■ SUPPLIED MATERIAL ■

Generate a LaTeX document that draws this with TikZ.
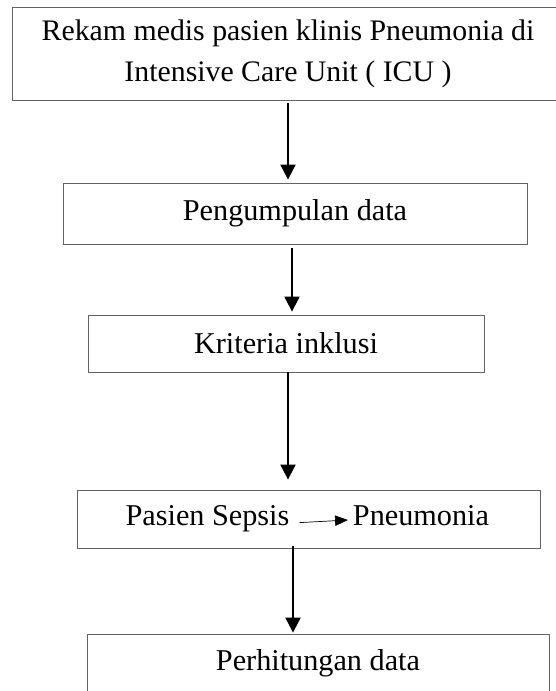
\documentclass[tikz,border=0pt]{standalone}
\usepackage{fontspec}
\setmainfont{Liberation Serif}
\usetikzlibrary{arrows.meta}
\definecolor{frame}{RGB}{100,100,100}

\begin{document}
\begin{tikzpicture}[x=0.025cm,y=-0.025cm,
  box/.style={draw=frame,line width=0.6pt,inner sep=0pt,align=center,font=\fontsize{21.5}{29}\selectfont},
  lbl/.style={inner sep=0pt,anchor=base,font=\fontsize{21.5}{29}\selectfont},
  flow/.style={black,line width=1.4pt,-{Triangle[length=0.375cm,width=0.375cm]}},
  pointer/.style={black,line width=0.5pt,-{Triangle[length=0.32cm,width=0.26cm]}}]
\useasboundingbox (0,0) rectangle (556,691);
\node[box,minimum width=13.8cm,minimum height=2.325cm,font=\fontsize{21.2}{29}\selectfont] (rekam) at (288,54) {Rekam medis pasien klinis Pneumonia di\\Intensive Care Unit ( ICU )};
\node[box,minimum width=11.6cm,minimum height=1.525cm] (kumpul) at (295,213.5) {Pengumpulan data};
\node[box,minimum width=9.9cm,minimum height=1.425cm] (kriteria) at (286,343.5) {Kriteria inklusi};
\node[box,minimum width=11.575cm,minimum height=1.45cm] (pasien) at (308.5,519) {};
\node[lbl] (sepsis) at (207.5,525) {Pasien Sepsis};
\node[lbl] (pneu) at (421,525) {Pneumonia};
\node[box,minimum width=11.55cm,minimum height=1.45cm] (hitung) at (318,663) {Perhitungan data};
\draw[flow,shorten >=0.075cm] ([yshift=-0.05cm]rekam.south) -- (rekam.south |- kumpul.north);
\draw[flow,shorten >=0.075cm] ([xshift=-0.075cm,yshift=-0.1cm]kumpul.south) -- ([xshift=-0.075cm]kumpul.south |- kriteria.north);
\draw[flow,shorten >=0.25cm] ([xshift=0.05cm]kriteria.south) -- ([xshift=0.05cm]kriteria.south |- pasien.north);
\draw[flow,shorten >=0.025cm] ([xshift=-0.3875cm,yshift=0.05cm]pasien.south) -- ([xshift=-0.3875cm]pasien.south |- hitung.north);
\draw[pointer] ([xshift=0.25cm,yshift=0.06cm]sepsis.base east) -- ([xshift=-0.12cm,yshift=0.125cm]pneu.base west);
\end{tikzpicture}
\end{document}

■ GIVEN REQUEST ■
Write out each line again precisely as it appears, skipping every picture.

■ THE REPLY ■
Generate a LaTeX document that draws this with TikZ.
\documentclass[tikz,border=0pt]{standalone}
\usepackage{fontspec}
\setmainfont{Liberation Serif}
\usetikzlibrary{arrows.meta}
\definecolor{frame}{RGB}{100,100,100}

\begin{document}
\begin{tikzpicture}[x=0.025cm,y=-0.025cm,
  box/.style={draw=frame,line width=0.6pt,inner sep=0pt,align=center,font=\fontsize{21.5}{29}\selectfont},
  lbl/.style={inner sep=0pt,anchor=base,font=\fontsize{21.5}{29}\selectfont},
  flow/.style={black,line width=1.4pt,-{Triangle[length=0.375cm,width=0.375cm]}},
  pointer/.style={black,line width=0.5pt,-{Triangle[length=0.32cm,width=0.26cm]}}]
\useasboundingbox (0,0) rectangle (556,691);
\node[box,minimum width=13.8cm,minimum height=2.325cm,font=\fontsize{21.2}{29}\selectfont] (rekam) at (288,54) {Rekam medis pasien klinis Pneumonia di\\Intensive Care Unit ( ICU )};
\node[box,minimum width=11.6cm,minimum height=1.525cm] (kumpul) at (295,213.5) {Pengumpulan data};
\node[box,minimum width=9.9cm,minimum height=1.425cm] (kriteria) at (286,343.5) {Kriteria inklusi};
\node[box,minimum width=11.575cm,minimum height=1.45cm] (pasien) at (308.5,519) {};
\node[lbl] (sepsis) at (207.5,525) {Pasien Sepsis};
\node[lbl] (pneu) at (421,525) {Pneumonia};
\node[box,minimum width=11.55cm,minimum height=1.45cm] (hitung) at (318,663) {Perhitungan data};
\draw[flow,shorten >=0.075cm] ([yshift=-0.05cm]rekam.south) -- (rekam.south |- kumpul.north);
\draw[flow,shorten >=0.075cm] ([xshift=-0.075cm,yshift=-0.1cm]kumpul.south) -- ([xshift=-0.075cm]kumpul.south |- kriteria.north);
\draw[flow,shorten >=0.25cm] ([xshift=0.05cm]kriteria.south) -- ([xshift=0.05cm]kriteria.south |- pasien.north);
\draw[flow,shorten >=0.025cm] ([xshift=-0.3875cm,yshift=0.05cm]pasien.south) -- ([xshift=-0.3875cm]pasien.south |- hitung.north);
\draw[pointer] ([xshift=0.25cm,yshift=0.06cm]sepsis.base east) -- ([xshift=-0.12cm,yshift=0.125cm]pneu.base west);
\end{tikzpicture}
\end{document}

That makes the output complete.